A recent Delaware Law Weekly story by Tom McParland, “Carney Asks for Fee Reduction in Case Striking State Court Party Balance Mandate” reports that attorneys for Governor John Carney are asking a federal judge in Wilmington to slash a request for attorney fees in the case of a New Castle County lawyer who successfully challenged a provision of the Delaware Constitution requiring political balance on the state’s courts.
Carney, who has appealed the decision said that a ruling on James R. Adams’ fee request should be tabled until the U.S. Court of Appeals for the Third Circuit can weigh in. But the governor also argued that any award the court grants should be reduced by 40 percent because Adams had only achieved partial success.
Adams, who is represented by Finger & Slanina partner David L. Finger, last month requested $22,900 to cover the cost of litigating the case through summary judgment. U.S. Chief Magistrate Judge Mary Pat Thynge of the District of Delaware on Dec. 6, 2017, ruled in favor of Adams, a graduate of Widener University Delaware Law School, who argued the 120-year-old requirement violated the First Amendment of the U.S. Constitution by restricting government employment based on party affiliation.
Carney, who is responsible for nominating judges, did not dispute that Adams had prevailed in the case. However, Carney challenged Adams’ assertion that he had secured a “complete victory,” saying that Thynge’s ruling did not specifically address constitutional provisions preventing one political party from being represented by more than a “bare majority” of the judges on Delaware’s courts.
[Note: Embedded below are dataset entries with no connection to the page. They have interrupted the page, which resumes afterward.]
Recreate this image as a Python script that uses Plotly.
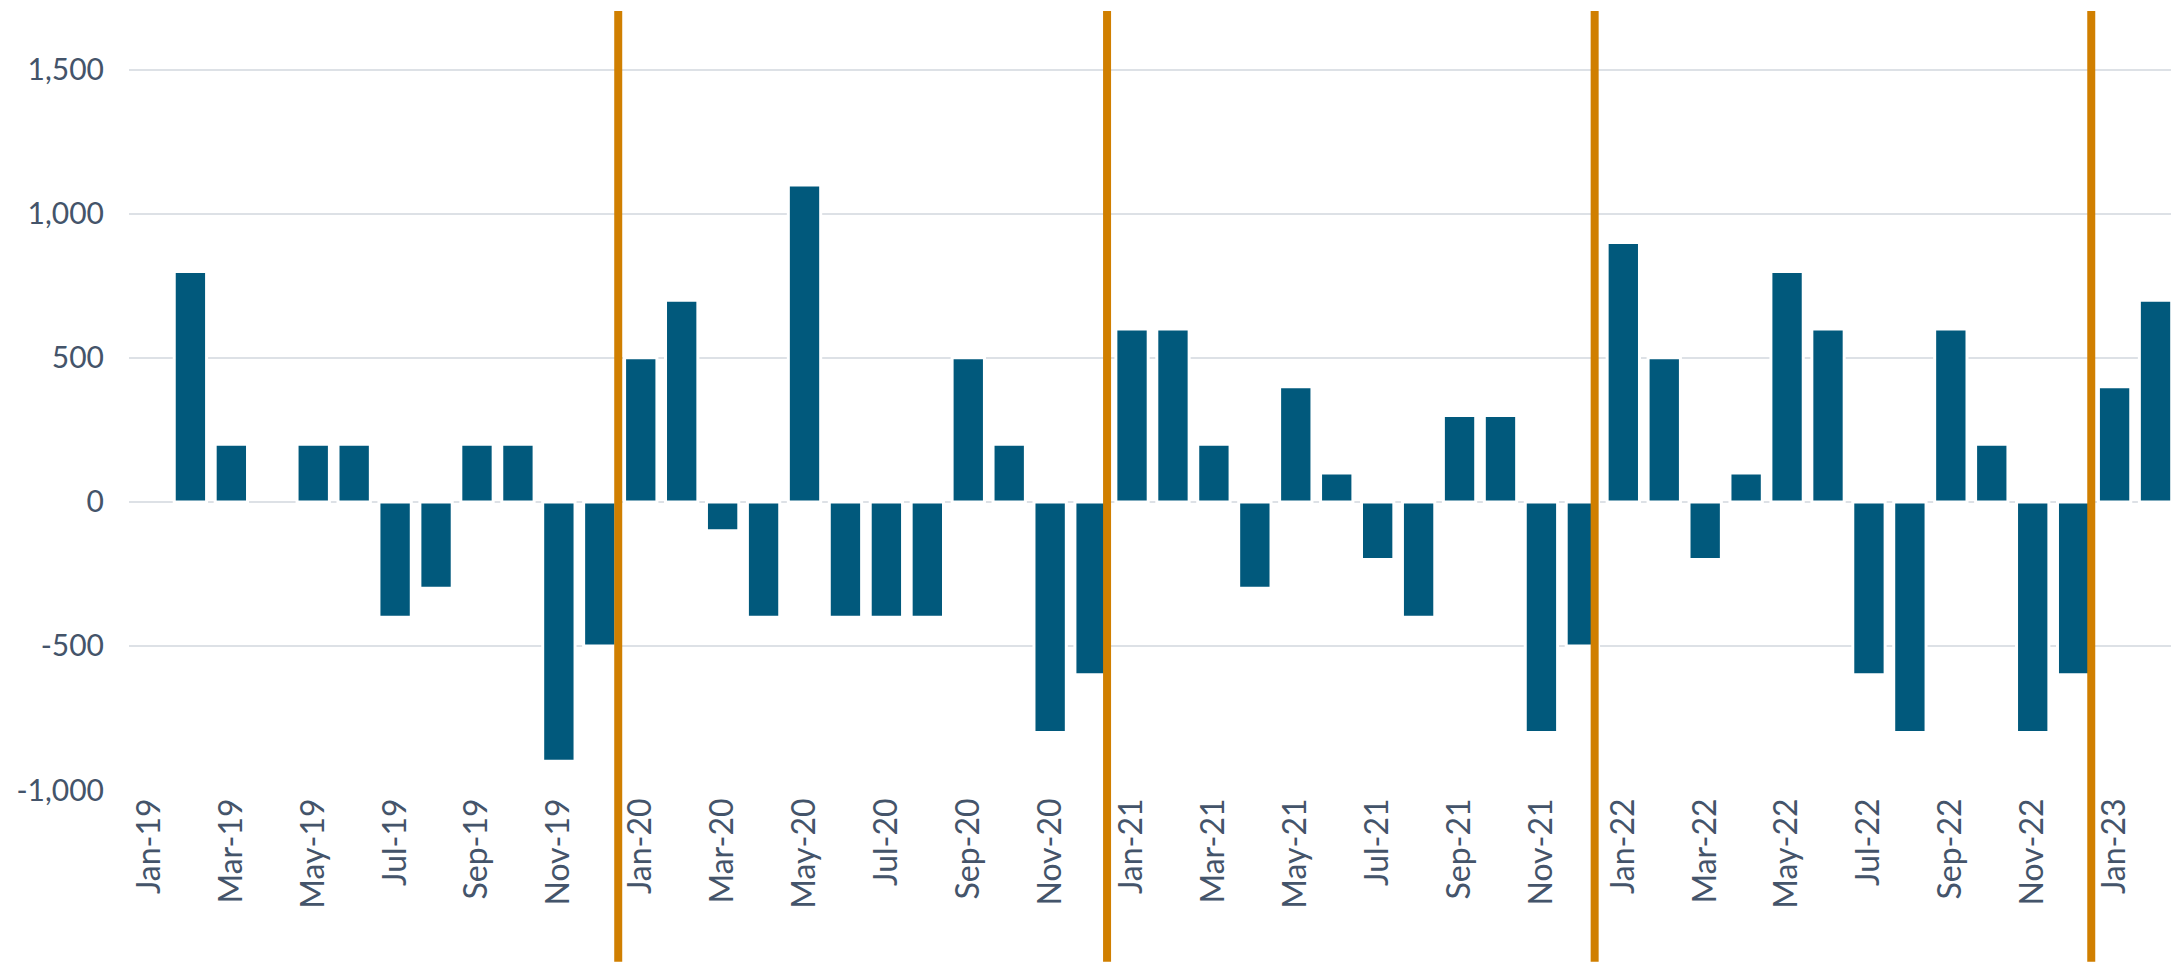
import plotly.graph_objects as go

months = [
    "Jan-19", "Feb-19", "Mar-19", "Apr-19", "May-19", "Jun-19", "Jul-19", "Aug-19", "Sep-19", "Oct-19", "Nov-19", "Dec-19",
    "Jan-20", "Feb-20", "Mar-20", "Apr-20", "May-20", "Jun-20", "Jul-20", "Aug-20", "Sep-20", "Oct-20", "Nov-20", "Dec-20",
    "Jan-21", "Feb-21", "Mar-21", "Apr-21", "May-21", "Jun-21", "Jul-21", "Aug-21", "Sep-21", "Oct-21", "Nov-21", "Dec-21",
    "Jan-22", "Feb-22", "Mar-22", "Apr-22", "May-22", "Jun-22", "Jul-22", "Aug-22", "Sep-22", "Oct-22", "Nov-22", "Dec-22",
    "Jan-23", "Feb-23",
]

values = [
    0, 800, 200, 0, 200, 200, -400, -300, 200, 200, -900, -500,
    500, 700, -100, -400, 1100, -400, -400, -400, 500, 200, -800, -600,
    600, 600, 200, -300, 400, 100, -200, -400, 300, 300, -800, -500,
    900, 500, -200, 100, 800, 600, -600, -800, 600, 200, -800, -600,
    400, 700,
]

y_tick_vals = [-1000, -500, 0, 500, 1000, 1500]
y_tick_text = ["-1,000", "-500", "0", "500", "1,000", "1,500"]
x_tick_labels = months[::2]

# year separators: drawn just after each December
divider_after = ["Dec-19", "Dec-20", "Dec-21", "Dec-22"]
divider_shift = [0.45, 0.39, 0.30, 0.43]

BAR = "#01597C"
ORANGE = "#D07F00"
TEXT = "#44546A"
GRID = "#DDE1E6"
FONT = "Lato"

# no white outline on zero-height bars (so the zero gridline stays intact)
outline_widths = [0 if v == 0 else 3 for v in values]

fig = go.Figure()
fig.add_trace(go.Bar(
    x=months,
    y=values,
    marker=dict(color=BAR, line=dict(color="white", width=outline_widths)),
    hoverinfo="x+y",
))

idx = {m: i for i, m in enumerate(months)}
for m, s in zip(divider_after, divider_shift):
    xpos = idx[m] + s
    fig.add_shape(
        type="line", xref="x", yref="paper",
        x0=xpos, x1=xpos, y0=-0.2205, y1=1.0,
        line=dict(color=ORANGE, width=8),
        layer="above",
    )

# page body has an 8px margin, so the figure is sized to fit the window
fig.update_layout(
    width=2171,
    height=955,
    margin=dict(l=120.8, r=3.2, t=3, b=172.8, autoexpand=False),
    paper_bgcolor="white",
    plot_bgcolor="white",
    showlegend=False,
    bargap=0.21,
    font=dict(family=FONT, color=TEXT, size=30),
)

fig.update_xaxes(
    type="category",
    categoryorder="array",
    categoryarray=months,
    tickmode="array",
    tickvals=x_tick_labels,
    ticktext=x_tick_labels,
    tickangle=-90,
    tickfont=dict(family=FONT, color=TEXT, size=32),
    showgrid=False,
    showline=False,
    zeroline=False,
    ticks="",
    ticklabelstandoff=1,
    automargin=False,
    range=[-0.5, len(months) - 0.5],
)

fig.update_yaxes(
    range=[-1000, 1703.7],
    tickmode="array",
    tickvals=y_tick_vals,
    ticktext=y_tick_text,
    tickfont=dict(family=FONT, color=TEXT, size=30),
    showgrid=True,
    gridcolor=GRID,
    gridwidth=1.5,
    zeroline=False,
    showline=False,
    ticks="",
    ticklabelstandoff=24,
    automargin=False,
)

fig.write_html("out.html")
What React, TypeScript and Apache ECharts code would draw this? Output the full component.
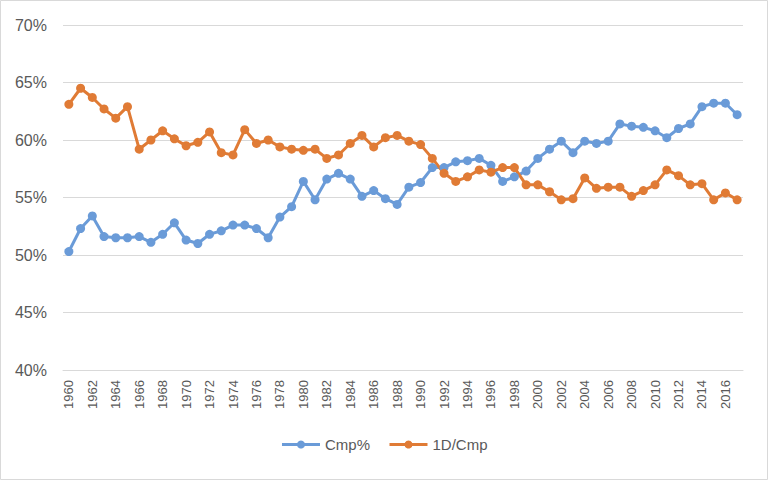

“Because plaintiff did not achieve success in challenging the constitutional provisions relating to the Family Court and the Court of Common Pleas, or in challenging the bare majority provisions for the Delaware Supreme Court, the Superior Court or the Court of Chancery, defendant requests a 40 percent reduction in any award the court may choose to grant, as such a reduction would reflect plaintiff’s partial success in challenging Delaware’s constitutional provisions governing the composition of its courts” Carney’s Young Conaway Stargatt & Taylor attorneys wrote in an 8-page brief.
Finger, meanwhile, said in an interview that reduction of attorney fees was not warranted in any case where a plaintiff has won “substantial” relief from the court. “We won a very substantial issue,” he said. “Moreover, the issue [of party balance] will apply to Family Court and the Court of Common Pleas because the bare majority requirement still requires making political party a determining factor [in nominating judges],” Finger said.
Adams, a registered independent, said he’s been prevented in the past from applying for judgeships because of the constitutional mandate that judicial seats be split between Republicans and Democrats.
Proponents of the provision—codified in Article IV, Section 3 of the state constitution—have said it safeguards a fair, independent and impartial judiciary that attracts talent to serve in its ranks. But Adams and others have argued the mandate improperly boxes out independents and creates the impression the state’s judiciary is tinged with political bias.